Showing on May 10 at 6:30 p.m. is Touch of Pink, a romantic comedy featuring a young South Asian-Canadian who lives in London. He is so caught up in the romance, style and dreams of old films that he thinks he’s living with the ghost of Cary Grant. His ideal world collapses when his mother asks him to marry an Indian girl.

From Norway, Kenneth Elvebakk uncovers The Secret Club, an underground society for homosexuals established in Oslo in 1950 when homosexuality was still a criminal offense. With humor and a touch of sadness, a group of older homosexual men recall titillating episodes from their youth, as well as the negative reactions from society.

In a similar film, memories of teenage lesbian love are awakened when two old ladies bump into each other in Claudia Lorenz’s Hoi Maya from Switzerland.

The festival also showcases the talents of promising Filipino artists, such as Sigrid Andrea P. Bernardo who joins the digital revolution with her whimsical short film Babae, a tale of two women who boldly redefine what family means in a community set in the railroad tracks. A group of students from De La Salle University captures the magic of “hard-of-hearing” gays whose sign language takes wild flights of fancy in their thesis film, When Fingers Talk Pink.
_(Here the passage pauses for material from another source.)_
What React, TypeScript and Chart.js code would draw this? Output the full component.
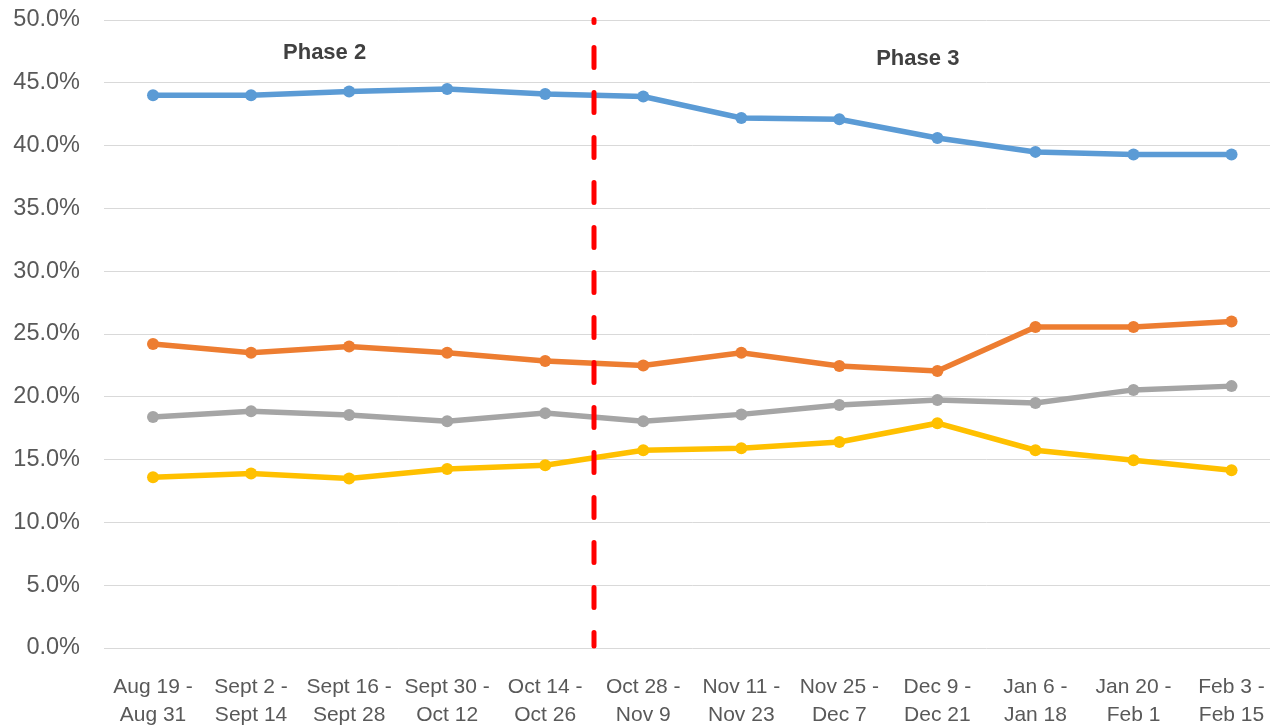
import React, { useEffect, useRef } from "react";
import { Chart, registerables } from "chart.js";

Chart.register(...registerables);

const categories: string[][] = [
  ["Aug 19 -", "Aug 31"],
  ["Sept 2 -", "Sept 14"],
  ["Sept 16 -", "Sept 28"],
  ["Sept 30 -", "Oct 12"],
  ["Oct 14 -", "Oct 26"],
  ["Oct 28 -", "Nov 9"],
  ["Nov 11 -", "Nov 23"],
  ["Nov 25 -", "Dec 7"],
  ["Dec 9 -", "Dec 21"],
  ["Jan 6 -", "Jan 18"],
  ["Jan 20 -", "Feb 1"],
  ["Feb 3 -", "Feb 15"],
];

const blueSeries = [44.0, 44.0, 44.3, 44.5, 44.1, 43.9, 42.2, 42.1, 40.6, 39.5, 39.3, 39.3];
const orangeSeries = [24.2, 23.5, 24.0, 23.5, 22.85, 22.5, 23.5, 22.45, 22.05, 25.55, 25.55, 26.0];
const graySeries = [18.4, 18.85, 18.55, 18.05, 18.7, 18.05, 18.6, 19.35, 19.75, 19.5, 20.55, 20.85];
const yellowSeries = [13.6, 13.9, 13.5, 14.25, 14.55, 15.75, 15.9, 16.4, 17.9, 15.75, 14.95, 14.15];

const yTicks = [0, 5, 10, 15, 20, 25, 30, 35, 40, 45, 50];

const phaseLabels = [
  { text: "Phase 2", x: 1.75, y: 47.4 },
  { text: "Phase 3", x: 7.8, y: 46.9 },
];
const phaseDividerIndex = 4.5;

const FONT = '"Liberation Sans", Arial, sans-serif';

const overlayPlugin = {
  id: "overlay",
  afterDatasetsDraw(chart: any) {
    const { ctx, scales, chartArea } = chart;
    const xs = scales.x;
    const ys = scales.y;
    const px = Math.round(xs.getPixelForValue(phaseDividerIndex));
    ctx.save();
    ctx.strokeStyle = "#FF0000";
    ctx.lineWidth = 5;
    ctx.lineCap = "round";
    ctx.setLineDash([20, 25]);
    ctx.lineDashOffset = 17;
    ctx.beginPath();
    ctx.moveTo(px, 19.5);
    ctx.lineTo(px, chartArea.bottom - 2);
    ctx.stroke();
    ctx.restore();
    ctx.save();
    ctx.fillStyle = "#404040";
    ctx.font = "bold 22px " + FONT;
    ctx.textAlign = "center";
    ctx.textBaseline = "middle";
    for (const p of phaseLabels) {
      ctx.fillText(p.text, xs.getPixelForValue(p.x), ys.getPixelForValue(p.y));
    }
    ctx.restore();
  },
};

function makeDataset(label: string, data: number[], color: string) {
  return {
    label,
    data,
    borderColor: color,
    backgroundColor: color,
    borderWidth: 5.5,
    pointRadius: 6,
    pointHoverRadius: 6,
    pointBorderWidth: 0,
    pointBackgroundColor: color,
    tension: 0,
    fill: false,
  };
}

export default function App() {
  const canvasRef = useRef<HTMLCanvasElement | null>(null);

  useEffect(() => {
    if (!canvasRef.current) return;
    const chart = new Chart(canvasRef.current, {
      type: "line",
      data: {
        labels: categories,
        datasets: [
          makeDataset("Blue", blueSeries, "#5B9BD5"),
          makeDataset("Orange", orangeSeries, "#ED7D31"),
          makeDataset("Gray", graySeries, "#A5A5A5"),
          makeDataset("Yellow", yellowSeries, "#FFC000"),
        ],
      },
      options: {
        animation: false,
        responsive: false,
        devicePixelRatio: 1,
        layout: { autoPadding: false, padding: { top: 20, right: 5, left: 0, bottom: 0 } },
        plugins: {
          legend: { display: false },
          tooltip: { enabled: false },
        },
        scales: {
          x: {
            offset: true,
            grid: { display: false, drawTicks: false },
            border: { display: false },
            ticks: {
              color: "#595959",
              font: { family: FONT, size: 21, lineHeight: 1.33 },
              padding: 25,
              maxRotation: 0,
              autoSkip: false,
            },
            afterFit(scale: any) {
              scale.height = 80;
            },
          },
          y: {
            min: 0,
            max: 50,
            afterBuildTicks(scale: any) {
              scale.ticks = yTicks.map((v) => ({ value: v }));
            },
            grid: {
              color: "#D9D9D9",
              lineWidth: 1,
              drawTicks: true,
              tickLength: 24,
              tickColor: "rgba(0,0,0,0)",
            },
            border: { display: false },
            ticks: {
              color: "#595959",
              font: { family: FONT, size: 23.5 },
              padding: 0,
              callback: (v: any) => Number(v).toFixed(1) + "%",
            },
            afterFit(scale: any) {
              scale.width = 104;
            },
          },
        },
      },
      plugins: [overlayPlugin],
    });
    return () => chart.destroy();
  }, []);

  return (
    <div
      style={{
        position: "fixed",
        left: 0,
        top: 0,
        width: 1270,
        height: 728,
        overflow: "hidden",
        background: "#ffffff",
      }}
    >
      <canvas ref={canvasRef} width={1290} height={728} style={{ width: 1290, height: 728, display: "block" }} />
    </div>
  );
}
Chris Pablo’s trademark gay digital sex drama dubbed Bathhouse shine alongside his rediscovered 1998 educational video Slow Motion, a subtle yet penetrating diatribe on antigay bullying in grade schools Academy award-winning director Debra Chasnoff brings from the American heartland three powerful documentaries about the intolerance and homophobia of young audiences in That’s A Family. In her One Wedding and a Revolution, she chases around town the trouble making Gavin Newsom, who figures in a huge debate as the new mayor of San Francisco when he gave same-sex couples the right to get married.

A Filipino American filmmaker Jennifer Ting peeks into the secret world of lesbians in Seattle, while the docu-drama Not Straightforward gives a glimpse as to how lesbians dispel stereotypes among their peer groups.

Talks, forums and other events will be held with the screenings to inform the public about HIV/AIDS issues and gay legal rights. Drag shows, gay choir concerts and poetry readings celebrating gay arts will highlight the 10-day event.